A more subtle and interesting point raised by Hayek fans was that Hayek never claimed the system was perfect or free from error or failures (that markets never "go wrong"). Again, from "The Use of Knowledge in Society":
Of course, these [price] adjustments are probably never "perfect" in the sense in which the economist conceives of them in his equilibrium analysis. But I fear that our theoretical habits of approaching the problem with the assumption of more or less perfect knowledge on the part of almost everyone has made us somewhat blind to the true function of the price mechanism and led us to apply rather misleading standards in judging its efficiency. The marvel is that in a case like that of a scarcity of one raw material, without an order being issued, without more than perhaps a handful of people knowing the cause, tens of thousands of people whose identity could not be ascertained by months of investigation, are made to use the material or its products more sparingly; i.e., they move in the right direction. This is enough of a marvel even if, in a constantly changing world, not all will hit it off so perfectly that their profit rates will always be maintained at the same constant or "normal" level.
I was well aware that Hayek did say the price mechanism could fail (famously in the case of government interference such as taxes or subsidies). However my claim was that Hayek doesn't tell you "the ways the price mechanism ... can go wrong" -- not that he doesn't tell you "that the price mechanism ... can go wrong". In my description of non-ideal information transfer, I show mathematically that market failures lead to lower prices. That's a way markets fail. Although I didn't go into it in the article, correlations among agents are one way to get non-ideal information transfer (essentially a failure of the maximum entropy assumptions). Markets also can fail if you don't have enough transactions. Where Hayek says airplanes can crash, I claim Hayek doesn't tell us how airplanes crash but information theory does.

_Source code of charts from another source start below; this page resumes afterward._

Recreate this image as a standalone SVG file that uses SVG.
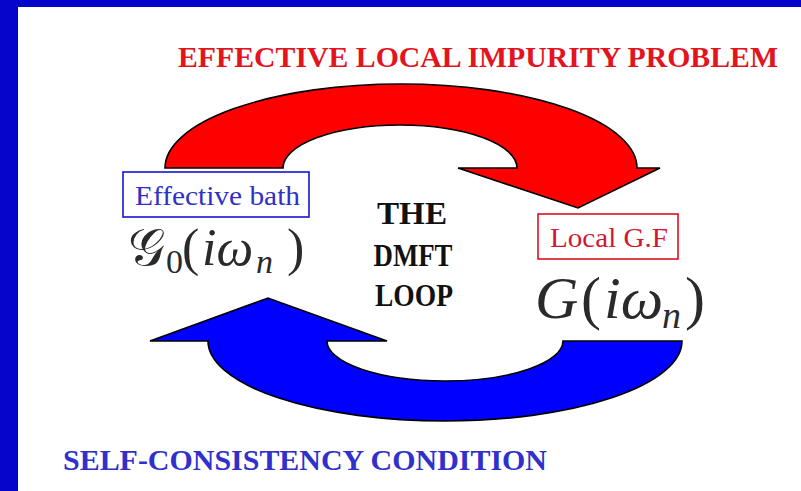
<svg xmlns="http://www.w3.org/2000/svg" width="801" height="491" viewBox="0 0 801 491">
<style>
.title{font-family:"Liberation Serif","Times New Roman",serif;font-weight:bold;font-size:30px}
.lbl{font-family:"Liberation Serif","Times New Roman",serif;font-size:27px}
.loop{font-family:"Liberation Serif","Times New Roman",serif;font-weight:bold;font-size:31px;fill:#111;text-anchor:middle}
.m{font-family:"Liberation Serif","DejaVu Serif",serif;fill:#2a2a2a}
.it{font-style:italic}
.arrow{stroke:#000;stroke-width:1.6;stroke-linejoin:miter}
</style>
<rect x="0" y="0" width="801" height="491" fill="#0505CC"/>
<rect x="18" y="7" width="783" height="484" fill="#ffffff"/>

<g id="connectors">
  <path id="red-arrow" class="arrow" fill="#FF0000" d="M165,168 A236,84 0 0 1 637,168 L660,168 L578,208 L458,168 L517,168 A117,43 0 0 0 283,168 Z"/>
  <path id="blue-arrow" class="arrow" fill="#0000FF" d="M208,341 A237,80 0 0 0 682,341 L563,341 A118,40 0 0 1 327,341 L387,341 L268,298 L150,341 Z"/>
</g>

<g id="title-top">
  <text class="title" x="178" y="67" fill="#E3141E" textLength="600" lengthAdjust="spacingAndGlyphs">EFFECTIVE LOCAL IMPURITY PROBLEM</text>
</g>
<g id="title-bottom">
  <text class="title" x="63" y="470" fill="#3030CC" textLength="484" lengthAdjust="spacingAndGlyphs">SELF-CONSISTENCY CONDITION</text>
</g>

<g id="effective-bath">
  <rect x="123" y="172" width="186" height="45" fill="#fff" stroke="#1515D0" stroke-width="1.6"/>
  <text class="lbl" x="135" y="205" fill="#3030C8" textLength="165" lengthAdjust="spacingAndGlyphs">Effective bath</text>
  <text class="m" x="128" y="265" font-size="52">𝒢</text>
  <text class="m" x="166" y="273" font-size="34">0</text>
  <text class="m" x="182" y="265" font-size="52">(</text>
  <text class="m it" x="202" y="265" font-size="52">iω</text>
  <text class="m it" x="256" y="273" font-size="34">n</text>
  <text class="m" x="287" y="265" font-size="52">)</text>
</g>

<g id="local-gf">
  <rect x="538" y="214" width="140" height="45" fill="#fff" stroke="#E01020" stroke-width="1.6"/>
  <text class="lbl" x="550" y="247" fill="#D01830" textLength="118" lengthAdjust="spacingAndGlyphs">Local G.F</text>
  <text class="m it" x="535" y="318" font-size="60">G</text>
  <text class="m" x="581" y="318" font-size="60">(</text>
  <text class="m it" x="604" y="318" font-size="60">iω</text>
  <text class="m it" x="662" y="328" font-size="38">n</text>
  <text class="m" x="685" y="318" font-size="60">)</text>
</g>

<g id="dmft-loop">
  <text class="loop" x="412" y="224" textLength="70" lengthAdjust="spacingAndGlyphs">THE</text>
  <text class="loop" x="413" y="266" textLength="79" lengthAdjust="spacingAndGlyphs">DMFT</text>
  <text class="loop" x="414" y="306" textLength="78" lengthAdjust="spacingAndGlyphs">LOOP</text>
</g>
</svg>
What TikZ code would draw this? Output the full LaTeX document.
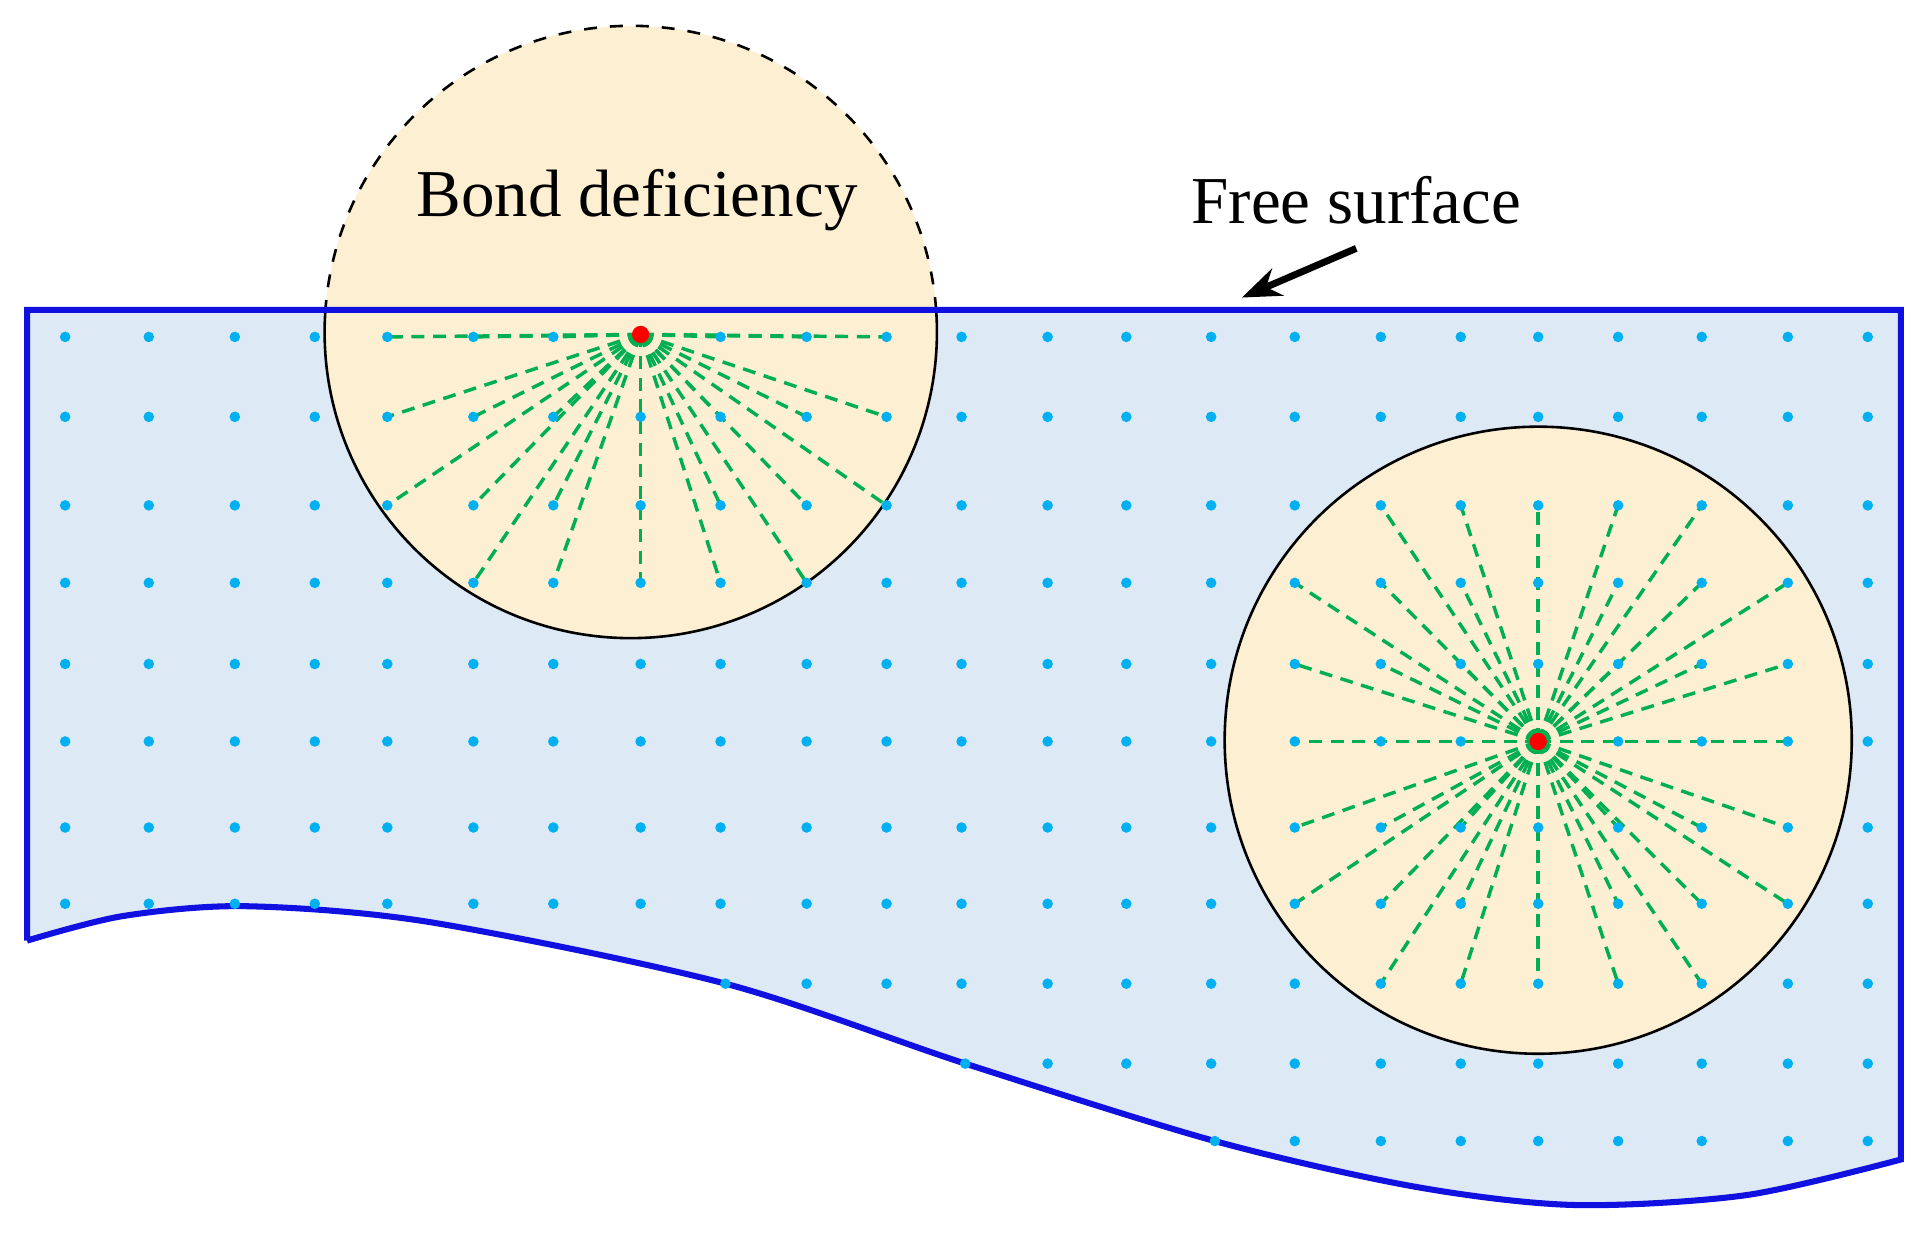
\documentclass[tikz,border=0pt]{standalone}
\usepackage{fontspec}
\setmainfont{Liberation Serif}
\usetikzlibrary{arrows.meta}
\definecolor{regfill}{RGB}{222,233,246}
\definecolor{regline}{RGB}{16,16,224}
\definecolor{porefill}{RGB}{253,240,210}
\definecolor{dotcol}{RGB}{0,176,240}
\definecolor{bondcol}{RGB}{0,176,80}
\begin{document}
\begin{tikzpicture}[x=0.01cm,y=-0.01cm,
  bond/.style={draw=bondcol, line width=0.8pt, dash pattern=on 3pt off 2pt},
  label/.style={font=\fontsize{15.5}{18}\selectfont, inner sep=0pt}]
\useasboundingbox (0,0) rectangle (1568,1015);
% region
\path[fill=regfill] (22,252) -- (1546,252) -- (1546,943)
  -- plot[smooth] coordinates {(1546,943)(1420,972)(1280,980)(1150,965)(988,928)(785,865)(590,800)(350,750)(200,737)(100,745)(22,765)} -- cycle;
% pores
\fill[porefill] (513,270) circle (249);
\fill[porefill] (1251,602) circle (255);
\draw[dashed, line width=0.6pt] (513,270) ++(-4.1:249) arc[start angle=-4.1,end angle=-175.9,radius=249];
\draw[line width=0.6pt] (513,270) ++(-175.9:249) arc[start angle=-175.9,end angle=-364.1,radius=249];
\draw[line width=0.6pt] (1251,602) circle (255);
% outline
\draw[draw=regline, line width=1.4pt] (22,765) -- (22,252) -- (1546,252) -- (1546,943)
  -- plot[smooth] coordinates {(1546,943)(1420,972)(1280,980)(1150,965)(988,928)(785,865)(590,800)(350,750)(200,737)(100,745)(22,765)};
% bonds
\foreach \y in {274,339,411,474,540,603,673,735,800} {
  \foreach \x in {53,121,191,256,315,385,450,521,586,656,721,782,852,916,985,1053,1123,1188,1251,1316,1384,1454,1519} {
    \pgfmathsetmacro{\dA}{veclen(\x-521,\y-272)}
    \pgfmathsetmacro{\dB}{veclen(\x-1251,\y-603)}
    \ifdim\dA pt<252pt \ifdim\dA pt>5pt \draw[bond] (521,272) -- (\x,\y); \fi\fi
    \ifdim\dB pt<252pt \ifdim\dB pt>5pt \draw[bond] (1251,603) -- (\x,\y); \fi\fi
  }
}
% dots
\foreach \y in {274,339,411,474,540,603,673,735} {
  \foreach \x in {53,121,191,256,315,385,450,521,586,656,721,782,852,916,985,1053,1123,1188,1251,1316,1384,1454,1519}
    \fill[dotcol] (\x,\y) circle (4.3);
}
\foreach \x in {590,656,721,782,852,916,985,1053,1123,1188,1251,1316,1384,1454,1519}
  \fill[dotcol] (\x,800) circle (4.3);
\foreach \x in {785,852,916,985,1053,1123,1188,1251,1316,1384,1454,1519}
  \fill[dotcol] (\x,865) circle (4.3);
\foreach \x in {988,1053,1123,1188,1251,1316,1384,1454,1519}
  \fill[dotcol] (\x,928) circle (4.3);
% centres
\node[circle, fill=red, inner sep=0pt, minimum size=0.14cm] (c1) at (521,272) {};
\node[circle, fill=red, inner sep=0pt, minimum size=0.14cm] (c2) at (1251,603) {};
% labels
\node[label] (bd) at (518,163) {Bond deficiency};
\node[label] (fs) at (1103,163) {Free surface};
\coordinate (as) at (1103,202);
\coordinate (ae) at (1010,242);
\draw[-{Stealth[length=9pt]}, line width=1.6pt] (as) -- (ae);
\end{tikzpicture}
\end{document}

Strictly speaking, this is not entirely true. Hayek does claim that price controls and other government interventions will cause the price mechanism to fail. However the failure mode I talk about in my article does not require government intervention, and the implication when I say that "the price mechanism, marginalism, or supply and demand can go wrong" is that we are talking about the possibility of failure even in the case free markets. Hayek also says that the market is self-correcting (emphasis in the previous quote), but this is only true in the case of nearly ideal information transfer.

*  *  *

As I don't make that many claims about Hayek, the corpus of material required to understand those claims about Hayek is actually relatively small. It's also not hard to understand what Hayek was saying in general about the price mechanism: prices are a way to get information about a drought in one region to markets in another. But while his intuition was useful, you have to be consistent with information theory which leads to a better understanding of the possible failure modes.

I wasn't talking about the "economic calculation problem" (about central planning), the business cycle, or any of the politics in e.g. The Road to Serfdom so references to those topics aren't germane to the discussion of Hayek and the price mechanism. Therefore a lot of the criticism of my Evonomics article misses the point.

PS For those interested, I have a more detailed argument about how markets can fail to aggregate information (they represent a heuristic algorithm solution to the allocation problem, but not the information aggregation problem). 

PPS I have an animation I started to put together about this subject several years ago that was never completed:

The animation first describes Hayek's information aggregation function (where the all-knowing market spits out a price after aggregating all the information. The second part shows the information equilibrium picture where the price is just "listening in" (using a particularly 2013-relevant metaphor).